• Material provided:

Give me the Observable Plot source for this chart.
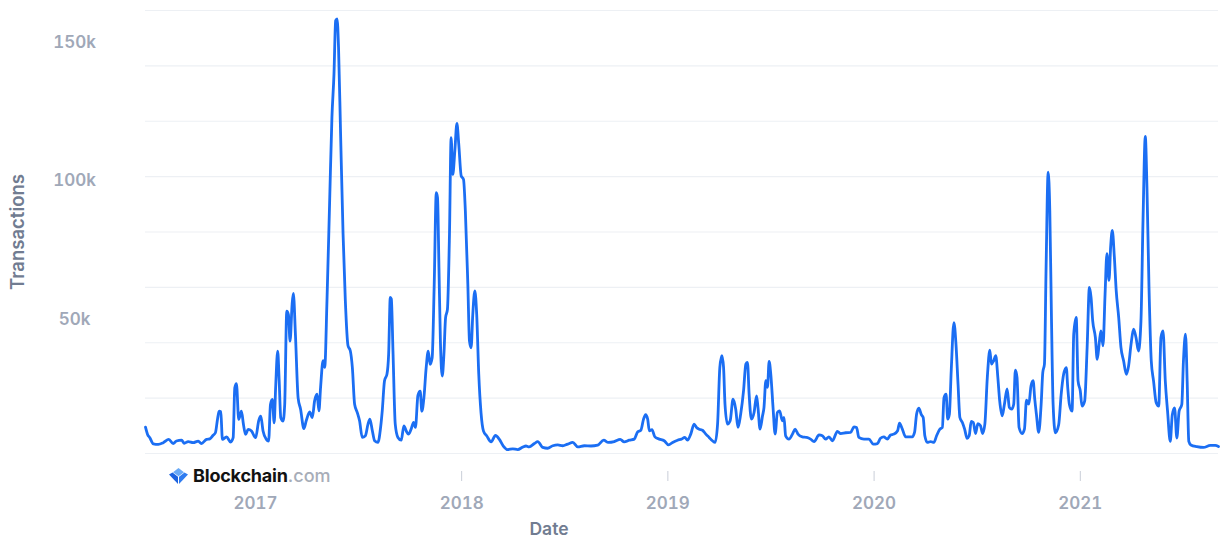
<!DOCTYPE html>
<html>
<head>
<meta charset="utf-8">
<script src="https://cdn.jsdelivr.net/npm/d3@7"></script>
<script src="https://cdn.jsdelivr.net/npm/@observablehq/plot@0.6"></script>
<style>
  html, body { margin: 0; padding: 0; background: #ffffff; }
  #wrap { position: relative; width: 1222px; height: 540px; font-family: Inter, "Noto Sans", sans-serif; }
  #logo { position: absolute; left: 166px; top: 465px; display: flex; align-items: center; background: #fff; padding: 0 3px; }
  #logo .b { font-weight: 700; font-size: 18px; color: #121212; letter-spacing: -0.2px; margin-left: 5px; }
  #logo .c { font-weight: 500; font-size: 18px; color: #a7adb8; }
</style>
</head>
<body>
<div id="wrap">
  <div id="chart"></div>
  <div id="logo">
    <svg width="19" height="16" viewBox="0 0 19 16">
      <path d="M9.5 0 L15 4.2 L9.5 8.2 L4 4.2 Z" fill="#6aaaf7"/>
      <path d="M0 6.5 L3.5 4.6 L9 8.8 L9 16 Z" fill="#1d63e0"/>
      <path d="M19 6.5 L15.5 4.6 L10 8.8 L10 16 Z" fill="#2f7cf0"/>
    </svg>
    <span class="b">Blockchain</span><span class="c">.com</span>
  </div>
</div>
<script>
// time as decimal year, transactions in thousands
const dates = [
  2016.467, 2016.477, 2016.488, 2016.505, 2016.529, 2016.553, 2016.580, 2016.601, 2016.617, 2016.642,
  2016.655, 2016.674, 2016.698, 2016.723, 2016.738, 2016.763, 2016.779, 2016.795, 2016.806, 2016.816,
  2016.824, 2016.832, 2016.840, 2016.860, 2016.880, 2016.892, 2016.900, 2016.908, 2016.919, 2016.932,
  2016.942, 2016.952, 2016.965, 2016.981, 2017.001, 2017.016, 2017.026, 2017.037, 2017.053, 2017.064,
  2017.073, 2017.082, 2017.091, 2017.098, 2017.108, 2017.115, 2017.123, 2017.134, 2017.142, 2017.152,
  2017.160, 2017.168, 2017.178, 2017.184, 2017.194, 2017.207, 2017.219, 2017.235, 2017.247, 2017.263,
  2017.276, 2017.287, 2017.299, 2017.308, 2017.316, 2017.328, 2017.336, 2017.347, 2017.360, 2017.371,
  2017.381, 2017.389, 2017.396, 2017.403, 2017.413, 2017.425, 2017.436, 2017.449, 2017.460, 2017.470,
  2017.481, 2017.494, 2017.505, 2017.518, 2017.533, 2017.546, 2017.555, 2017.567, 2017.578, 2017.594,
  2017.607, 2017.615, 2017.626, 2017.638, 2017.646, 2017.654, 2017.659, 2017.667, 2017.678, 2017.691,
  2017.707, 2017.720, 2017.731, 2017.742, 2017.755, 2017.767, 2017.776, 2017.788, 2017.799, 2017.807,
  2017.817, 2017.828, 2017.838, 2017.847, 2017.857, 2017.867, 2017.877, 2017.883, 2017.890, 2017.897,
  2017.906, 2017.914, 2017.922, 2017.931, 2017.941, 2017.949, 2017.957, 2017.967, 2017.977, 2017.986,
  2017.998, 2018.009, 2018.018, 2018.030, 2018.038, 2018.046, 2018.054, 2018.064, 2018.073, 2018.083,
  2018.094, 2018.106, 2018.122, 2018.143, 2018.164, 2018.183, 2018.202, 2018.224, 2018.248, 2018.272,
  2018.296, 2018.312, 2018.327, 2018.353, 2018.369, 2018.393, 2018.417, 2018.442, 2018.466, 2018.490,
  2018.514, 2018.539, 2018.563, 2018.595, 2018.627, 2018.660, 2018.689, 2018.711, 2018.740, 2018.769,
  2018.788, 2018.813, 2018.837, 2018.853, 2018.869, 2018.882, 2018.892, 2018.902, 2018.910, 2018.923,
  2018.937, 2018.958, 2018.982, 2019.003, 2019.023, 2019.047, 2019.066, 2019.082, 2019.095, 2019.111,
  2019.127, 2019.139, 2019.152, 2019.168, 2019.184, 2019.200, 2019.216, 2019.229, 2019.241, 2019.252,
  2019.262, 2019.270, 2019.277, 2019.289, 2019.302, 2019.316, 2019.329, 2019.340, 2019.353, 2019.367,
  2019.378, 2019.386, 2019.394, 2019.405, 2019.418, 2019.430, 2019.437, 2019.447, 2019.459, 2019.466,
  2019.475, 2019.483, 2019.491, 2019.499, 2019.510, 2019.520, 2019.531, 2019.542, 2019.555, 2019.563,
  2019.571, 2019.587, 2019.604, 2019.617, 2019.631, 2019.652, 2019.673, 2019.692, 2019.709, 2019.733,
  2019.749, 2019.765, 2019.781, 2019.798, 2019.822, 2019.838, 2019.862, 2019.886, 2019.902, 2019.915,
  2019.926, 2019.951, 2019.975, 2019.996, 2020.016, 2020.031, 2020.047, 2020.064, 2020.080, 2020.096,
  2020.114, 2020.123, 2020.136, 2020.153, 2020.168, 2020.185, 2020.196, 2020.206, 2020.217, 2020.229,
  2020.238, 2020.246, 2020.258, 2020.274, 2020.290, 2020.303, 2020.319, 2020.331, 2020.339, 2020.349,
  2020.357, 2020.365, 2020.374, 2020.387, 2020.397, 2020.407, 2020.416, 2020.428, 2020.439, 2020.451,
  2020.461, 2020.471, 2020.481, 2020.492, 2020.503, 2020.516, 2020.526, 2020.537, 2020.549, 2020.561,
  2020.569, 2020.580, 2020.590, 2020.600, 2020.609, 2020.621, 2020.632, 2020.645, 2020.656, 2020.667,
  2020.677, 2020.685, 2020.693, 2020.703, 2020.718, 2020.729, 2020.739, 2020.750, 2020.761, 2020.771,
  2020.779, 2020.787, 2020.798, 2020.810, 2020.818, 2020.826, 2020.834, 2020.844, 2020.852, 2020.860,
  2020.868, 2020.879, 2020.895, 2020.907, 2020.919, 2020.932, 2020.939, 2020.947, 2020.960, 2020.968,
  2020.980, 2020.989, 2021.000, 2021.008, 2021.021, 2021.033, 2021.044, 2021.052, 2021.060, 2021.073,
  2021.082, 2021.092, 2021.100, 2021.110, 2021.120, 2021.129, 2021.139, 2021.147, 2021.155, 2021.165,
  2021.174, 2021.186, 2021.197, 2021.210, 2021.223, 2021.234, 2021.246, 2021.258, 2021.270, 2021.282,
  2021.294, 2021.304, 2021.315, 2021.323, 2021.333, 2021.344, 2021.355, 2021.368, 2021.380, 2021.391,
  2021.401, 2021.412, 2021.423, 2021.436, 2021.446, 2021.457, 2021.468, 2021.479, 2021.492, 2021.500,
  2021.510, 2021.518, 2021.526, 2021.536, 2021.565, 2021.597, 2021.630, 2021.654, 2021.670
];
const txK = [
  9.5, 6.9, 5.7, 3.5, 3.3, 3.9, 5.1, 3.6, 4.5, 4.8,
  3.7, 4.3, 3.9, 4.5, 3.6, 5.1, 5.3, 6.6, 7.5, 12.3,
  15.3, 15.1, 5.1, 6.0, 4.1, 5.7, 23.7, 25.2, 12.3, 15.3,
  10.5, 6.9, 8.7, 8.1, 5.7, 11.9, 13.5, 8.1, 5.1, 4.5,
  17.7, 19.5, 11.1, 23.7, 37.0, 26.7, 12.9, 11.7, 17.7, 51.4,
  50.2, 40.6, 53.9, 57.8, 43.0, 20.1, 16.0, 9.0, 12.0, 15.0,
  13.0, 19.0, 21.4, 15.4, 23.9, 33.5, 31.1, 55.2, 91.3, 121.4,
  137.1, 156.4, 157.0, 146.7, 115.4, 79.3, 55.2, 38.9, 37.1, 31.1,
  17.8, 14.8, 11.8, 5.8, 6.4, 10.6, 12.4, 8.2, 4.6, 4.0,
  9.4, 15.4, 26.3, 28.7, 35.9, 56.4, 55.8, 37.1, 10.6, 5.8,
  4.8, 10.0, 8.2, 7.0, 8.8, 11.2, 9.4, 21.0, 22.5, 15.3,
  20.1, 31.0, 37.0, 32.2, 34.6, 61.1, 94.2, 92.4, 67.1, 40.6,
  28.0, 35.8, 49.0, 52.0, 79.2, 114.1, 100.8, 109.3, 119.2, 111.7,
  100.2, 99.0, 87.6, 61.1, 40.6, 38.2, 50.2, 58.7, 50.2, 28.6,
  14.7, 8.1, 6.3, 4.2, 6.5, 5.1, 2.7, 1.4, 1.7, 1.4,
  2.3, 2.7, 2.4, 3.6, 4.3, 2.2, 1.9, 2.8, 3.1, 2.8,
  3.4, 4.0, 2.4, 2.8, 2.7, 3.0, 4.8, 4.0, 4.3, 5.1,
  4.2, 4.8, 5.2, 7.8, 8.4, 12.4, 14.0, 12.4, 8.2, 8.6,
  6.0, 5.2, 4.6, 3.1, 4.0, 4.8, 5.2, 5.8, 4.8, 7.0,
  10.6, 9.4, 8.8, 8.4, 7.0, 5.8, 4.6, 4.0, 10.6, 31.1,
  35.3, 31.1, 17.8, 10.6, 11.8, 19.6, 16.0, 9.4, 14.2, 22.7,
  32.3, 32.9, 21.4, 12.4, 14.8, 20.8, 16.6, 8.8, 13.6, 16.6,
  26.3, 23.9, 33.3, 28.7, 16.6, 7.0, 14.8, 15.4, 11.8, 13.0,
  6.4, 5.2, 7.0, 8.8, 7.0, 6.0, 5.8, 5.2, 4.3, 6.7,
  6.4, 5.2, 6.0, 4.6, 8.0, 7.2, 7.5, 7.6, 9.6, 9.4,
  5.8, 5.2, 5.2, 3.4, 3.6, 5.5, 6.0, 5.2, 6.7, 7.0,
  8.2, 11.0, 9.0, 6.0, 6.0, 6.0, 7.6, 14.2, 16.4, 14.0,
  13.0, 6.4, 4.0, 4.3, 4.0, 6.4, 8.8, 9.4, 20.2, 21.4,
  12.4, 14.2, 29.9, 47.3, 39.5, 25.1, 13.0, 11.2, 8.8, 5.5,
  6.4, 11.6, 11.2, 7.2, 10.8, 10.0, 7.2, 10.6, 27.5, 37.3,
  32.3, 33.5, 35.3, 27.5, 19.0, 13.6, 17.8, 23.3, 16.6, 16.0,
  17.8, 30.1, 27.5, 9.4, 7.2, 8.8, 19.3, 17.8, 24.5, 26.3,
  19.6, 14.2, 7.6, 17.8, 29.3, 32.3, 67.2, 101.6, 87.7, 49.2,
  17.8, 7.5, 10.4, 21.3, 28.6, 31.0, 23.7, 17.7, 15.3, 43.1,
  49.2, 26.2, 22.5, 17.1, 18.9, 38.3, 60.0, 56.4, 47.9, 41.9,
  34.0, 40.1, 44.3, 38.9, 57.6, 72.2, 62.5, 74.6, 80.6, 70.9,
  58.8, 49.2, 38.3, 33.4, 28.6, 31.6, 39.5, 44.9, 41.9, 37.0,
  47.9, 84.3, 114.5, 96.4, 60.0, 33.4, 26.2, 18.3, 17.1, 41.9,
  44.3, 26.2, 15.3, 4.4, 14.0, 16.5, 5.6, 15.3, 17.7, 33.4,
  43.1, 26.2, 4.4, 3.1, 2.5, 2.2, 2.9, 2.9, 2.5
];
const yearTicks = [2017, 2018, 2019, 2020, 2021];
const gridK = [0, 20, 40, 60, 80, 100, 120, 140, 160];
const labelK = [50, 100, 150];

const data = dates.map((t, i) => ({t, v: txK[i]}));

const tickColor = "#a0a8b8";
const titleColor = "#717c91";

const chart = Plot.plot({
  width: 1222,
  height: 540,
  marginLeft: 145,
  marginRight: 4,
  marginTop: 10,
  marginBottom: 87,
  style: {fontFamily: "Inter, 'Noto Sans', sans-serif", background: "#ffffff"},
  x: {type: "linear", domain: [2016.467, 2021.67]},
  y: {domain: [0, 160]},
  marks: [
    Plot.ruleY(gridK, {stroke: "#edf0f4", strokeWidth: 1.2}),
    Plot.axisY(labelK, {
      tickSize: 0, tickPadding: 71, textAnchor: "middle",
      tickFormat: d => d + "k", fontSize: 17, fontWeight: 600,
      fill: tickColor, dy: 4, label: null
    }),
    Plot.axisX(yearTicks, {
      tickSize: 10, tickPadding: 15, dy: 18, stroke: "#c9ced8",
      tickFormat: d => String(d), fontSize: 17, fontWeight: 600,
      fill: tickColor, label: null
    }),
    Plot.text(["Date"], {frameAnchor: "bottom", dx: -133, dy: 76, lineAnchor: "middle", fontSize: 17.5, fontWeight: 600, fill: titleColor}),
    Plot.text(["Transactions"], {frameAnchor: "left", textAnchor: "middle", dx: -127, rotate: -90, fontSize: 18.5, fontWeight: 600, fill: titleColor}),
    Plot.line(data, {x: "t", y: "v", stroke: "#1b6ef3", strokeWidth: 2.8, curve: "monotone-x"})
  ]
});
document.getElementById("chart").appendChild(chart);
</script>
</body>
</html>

• Directions: Only a number is wanted: how many lines contain the word "chart"?

• The completed task: 4